Old Republic sued Kelley, making similar claims, and JeRue on Thursday was shown a document he signed in December 2010 as part of that civil case. His statement backed up Kelley’s claims that the company billed based on the tasks it performed and not just a flat fee.
JeRue said that while that was true of work in Oregon, it wasn’t true of work he did in Washington. He said Kelley’s attorney at the time gave him the letter to sign.
Eakes questioned JeRue about why he signed the statement under penalty of perjury if he now describes his work differently.
“I trusted Troy and the attorney that I wasn’t signing my soul over to Satan,” JeRue said.
After Kelley became auditor in 2013, JeRue went to work for the Auditor’s Office. He said Kelley offered him a part-time job working remotely from his home in California.

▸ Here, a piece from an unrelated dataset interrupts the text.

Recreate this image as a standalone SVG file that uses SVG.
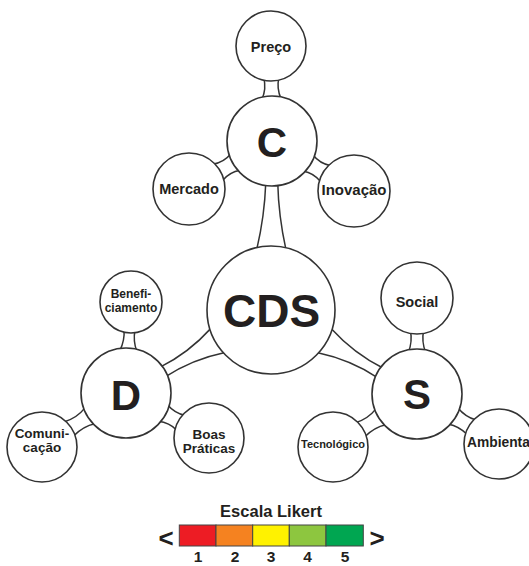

Two employees at the Auditor’s Office interviewed him for the job.
The job is the subject of a separate state investigation.
JeRue said Kelley was kind to offer the job to him when he knew JeRue hadn’t been working and his family was struggling financially.
It wasn’t the first time Kelley helped him. Two payments from Kelley had made their way to JeRue.
JeRue said he had asked for the payments because Kelley had shut his companies down and left JeRue without a job and without a year’s severance pay he had promised.
At the Auditor’s Office, JeRue “walked into a very rocky reception” in his first role reporting to a performance auditor, he said. But he was moved under the supervision of an official who was also Kelley’s former campaign manager.
His duties including looking at the auditor’s website and the websites of auditors in other states and proposing improvements.
Did he do good work there? “I feel so, and I had some compliments from other workers,” JeRue said.